The invention of the washing machine was truly wondrous. Absolutely, it saved some portion of the population from servile poverty–the virtuous washer woman previously consigned to a short, brutish life scrubbing the clothes and linens of the rich and evil is now freed from her burden. Let the rich wash their own clothes.

Which is fine. The rich do wash their own clothes, if you count ordinary middle class people in suburbia as rich. And how can you not. I am one of the richest people on earth, and so are all my neighbors. But, of course, the poor wash their own clothes also, trudging many miles to dilapidated laundry places, exhausting the body with the long walk, and the mind with anxious worries. The machine itself doesn’t save either person. The rich, now, alone with her fancy machine, is still evil. The poor may be virtuous, who knows, but now both of them are washing ugly clothes, and isolation in their common bread.

The machine can’t save us because we’re not good, and every good thing we try to do produces consequences that, in our blindness, we cannot see and cannot account for. Technology is lovely in that it can keep you alive, certainly, but it can also be used to kill you. Because the human person Isn’t Good, there’s no way to end up in a glorious utopian future. I know, this is the least remarkable fact about humanity.

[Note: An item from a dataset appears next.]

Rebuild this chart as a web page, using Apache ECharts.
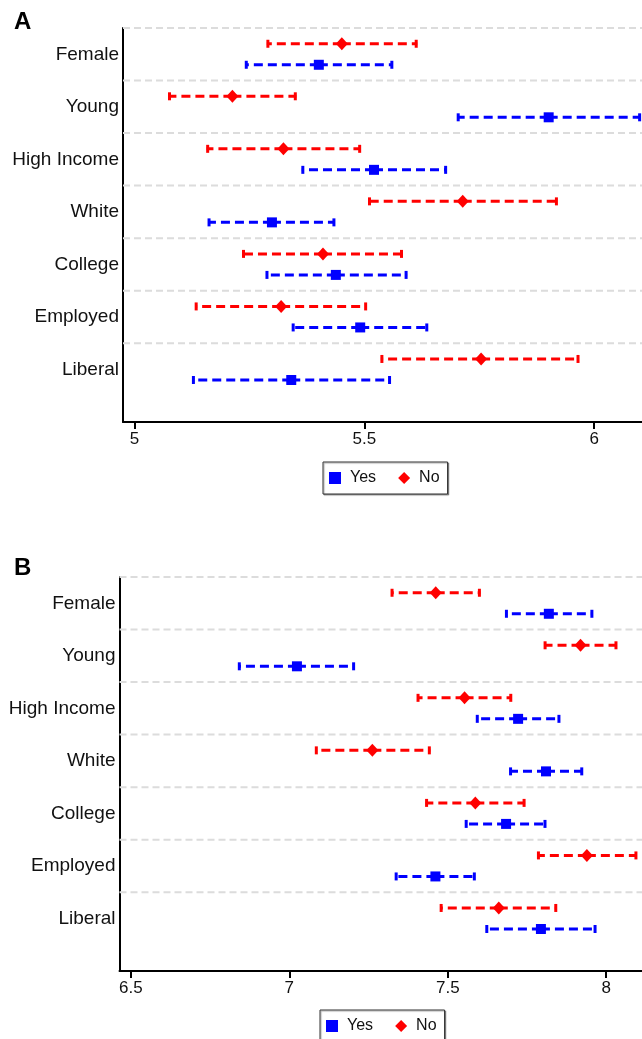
<!DOCTYPE html>
<html>
<head>
<meta charset="utf-8">
<script src="https://cdn.jsdelivr.net/npm/echarts@6/dist/echarts.min.js"></script>
<style>
html,body{margin:0;padding:0;background:#fff;}
#chart{width:642px;height:1039px;}
</style>
</head>
<body>
<div id="chart"></div>
<script>
const categories = ['Female','Young','High Income','White','College','Employed','Liberal'];

// Panel A
const aYesEst = [5.401, 5.901, 5.521, 5.299, 5.438, 5.491, 5.341];
const aYesLo  = [5.241, 5.702, 5.364, 5.160, 5.286, 5.343, 5.126];
const aYesHi  = [5.562, 6.101, 5.679, 5.436, 5.593, 5.638, 5.557];
const aNoEst  = [5.451, 5.213, 5.324, 5.714, 5.410, 5.319, 5.754];
const aNoLo   = [5.288, 5.074, 5.157, 5.509, 5.235, 5.132, 5.536];
const aNoHi   = [5.615, 5.352, 5.492, 5.920, 5.583, 5.505, 5.967];
const aTicks  = [5, 5.5, 6];

// Panel B
const bYesEst = [7.819, 7.024, 7.722, 7.810, 7.684, 7.461, 7.794];
const bYesLo  = [7.682, 6.839, 7.590, 7.695, 7.555, 7.334, 7.620];
const bYesHi  = [7.958, 7.206, 7.854, 7.926, 7.810, 7.587, 7.968];
const bNoEst  = [7.462, 7.919, 7.553, 7.262, 7.587, 7.939, 7.661];
const bNoLo   = [7.321, 7.804, 7.403, 7.082, 7.430, 7.783, 7.476];
const bNoHi   = [7.603, 8.034, 7.702, 7.445, 7.744, 8.097, 7.844];
const bTicks  = [6.5, 7, 7.5, 8];

const FONT = 'Liberation Sans, Arial, Helvetica, sans-serif';
const BLUE = '#0000ff', RED = '#ff0000';

function rows(lo, est, hi){ return est.map((e,i)=>[i, lo[i], e, hi[i]]); }

function errRender(offset, color, kind){
  return function(params, api){
    const idx = api.value(0);
    const pLo = api.coord([api.value(1), idx + offset]);
    const pE  = api.coord([api.value(2), idx + offset]);
    const pHi = api.coord([api.value(3), idx + offset]);
    const y = pE[1];
    const ls = {stroke: color, lineWidth: 3, lineDash: [9,5], lineCap:'butt'};
    const cs = {stroke: color, lineWidth: 3, lineCap:'butt'};
    const children = [
      {type:'line', shape:{x1:pE[0], y1:y, x2:pLo[0], y2:y}, style:ls},
      {type:'line', shape:{x1:pE[0], y1:y, x2:pHi[0], y2:y}, style:ls},
      {type:'line', shape:{x1:pLo[0]+1, y1:y-4, x2:pLo[0]+1, y2:y+4}, style:cs},
      {type:'line', shape:{x1:pHi[0]-1, y1:y-4, x2:pHi[0]-1, y2:y+4}, style:cs}
    ];
    if (kind === 'square') {
      children.push({type:'rect', shape:{x:pE[0]-5, y:y-5, width:10, height:10}, style:{fill:color}});
    } else {
      children.push({type:'polygon', shape:{points:[[pE[0], y-6.5],[pE[0]+6, y],[pE[0], y+6.5],[pE[0]-6, y]]}, style:{fill:color}});
    }
    return {type:'group', children};
  };
}

function gridRender(params, api){
  const cs = params.coordSys;
  const y = api.coord([0, api.value(0)])[1];
  return {type:'line', shape:{x1:cs.x, y1:y, x2:cs.x+cs.width, y2:y},
    style:{stroke:'#dcdcdc', lineWidth:2, lineDash:[7,4]}};
}

const gridLines = categories.map((c,i)=>[i-0.5]);
const catIdx = categories.map((c,i)=>i);

function yAxis(gi){
  return {
    type:'value', gridIndex:gi, min:-0.5, max:7, inverse:true,
    splitLine:{show:false}, axisTick:{show:false},
    axisLine:{show:true, lineStyle:{color:'#000', width:2}},
    axisLabel:{customValues:catIdx, formatter:(v)=>categories[Math.round(v)] || '',
      fontSize:19, color:'#111', fontFamily:FONT, margin:4, padding:[4,0,0,0]}
  };
}
function xAxis(gi, min, max, ticks){
  return {
    type:'value', gridIndex:gi, min:min, max:max,
    splitLine:{show:false},
    axisLine:{show:true, onZero:false, lineStyle:{color:'#000', width:2}},
    axisTick:{show:true, customValues:ticks, length:7, lineStyle:{color:'#000', width:2}},
    axisLabel:{customValues:ticks, fontSize:17, color:'#111', fontFamily:FONT, margin:9}
  };
}

const legendCommon = {
  orient:'horizontal', itemWidth:12, itemHeight:12, itemGap:22,
  padding:[8,8,8,6], borderColor:'#333', borderWidth:1, backgroundColor:'#fff',
  shadowColor:'rgba(0,0,0,0.35)', shadowOffsetX:1, shadowOffsetY:1, shadowBlur:1,
  textStyle:{fontSize:16, color:'#111', fontFamily:FONT, padding:[0,0,0,4]},
  data:[{name:'Yes', icon:'rect'}, {name:'No', icon:'diamond'}]
};

const option = {
  animation:false,
  backgroundColor:'#fff',
  title:[
    {text:'A', left:14, top:10, padding:0, textStyle:{fontSize:24, fontWeight:'bold', color:'#000', fontFamily:FONT}},
    {text:'B', left:14, top:556, padding:0, textStyle:{fontSize:24, fontWeight:'bold', color:'#000', fontFamily:FONT}}
  ],
  legend:[
    Object.assign({}, legendCommon, {left:323, top:462}),
    Object.assign({}, legendCommon, {left:320, top:1010})
  ],
  grid:[
    {left:123, right:0, top:28, height:394},
    {left:119.5, right:0, top:577, height:394}
  ],
  xAxis:[ xAxis(0, 4.975, 6.104, aTicks), xAxis(1, 6.464, 8.113, bTicks) ],
  yAxis:[ yAxis(0), yAxis(1) ],
  series:[
    {type:'custom', xAxisIndex:0, yAxisIndex:0, renderItem:gridRender, data:gridLines, silent:true, z:1},
    {type:'custom', xAxisIndex:1, yAxisIndex:1, renderItem:gridRender, data:gridLines, silent:true, z:1},
    {name:'Yes', type:'custom', xAxisIndex:0, yAxisIndex:0, renderItem:errRender(0.2, BLUE, 'square'), data:rows(aYesLo,aYesEst,aYesHi), itemStyle:{color:BLUE}, z:3},
    {name:'No', type:'custom', xAxisIndex:0, yAxisIndex:0, renderItem:errRender(-0.2, RED, 'diamond'), data:rows(aNoLo,aNoEst,aNoHi), itemStyle:{color:RED}, z:3},
    {name:'Yes', type:'custom', xAxisIndex:1, yAxisIndex:1, renderItem:errRender(0.2, BLUE, 'square'), data:rows(bYesLo,bYesEst,bYesHi), itemStyle:{color:BLUE}, z:3},
    {name:'No', type:'custom', xAxisIndex:1, yAxisIndex:1, renderItem:errRender(-0.2, RED, 'diamond'), data:rows(bNoLo,bNoEst,bNoHi), itemStyle:{color:RED}, z:3}
  ]
};

const chart = echarts.init(document.getElementById('chart'), null, {renderer:'canvas'});
chart.setOption(option);
</script>
</body>
</html>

Except that we can’t accept it. And that’s why we’re all outraged all the time. The only way to stop the outrage cycle is for a significant portion of humanity to admit to not only being wrong, but being wrong even when trying to do good. That’s why I’m a Christian. Because the Christian posture towards reality is one of resignation. The Christian ought to be able to admit the lack of personal goodness, and therefore be fairly gracious about the lack of goodness in everyone else. ‘We tried to do the right thing. We thought it was a good idea. We thought making this clothing item would be fantastic–this single garment sewed top to bottom in one piece so that I’m dressed like a baby–but oh dear, I see now that we were terribly wrong. We shouldn’t have done that. So sorry. Will try not to do it again.’ And then, when you accidentally sew another one piece romper, to turn around again in repentance.

We like to think of humanity as divided into groups, two groups really–the good ones and the bad ones. But really we all share the one bread of just being bad, even when we’re trying really hard to be good. This should make us gentle with each other, instead of blaming. And it should make us desperate to really taste, and feel, and touch, and even wear goodness. It should make us long for an action that doesn’t somehow unravel and go wrong, for a virtuous thought that isn’t tainted with ugliness, an invention that brings only peace and never death. It should make it look outside of ourselves towards God and his perfect, unmarred beauty. It doesn’t, of course, because that means admitting all the errors of thought and action. But if we did, the strong power of God’s own goodness would surely fix even the ugliness of what we wear.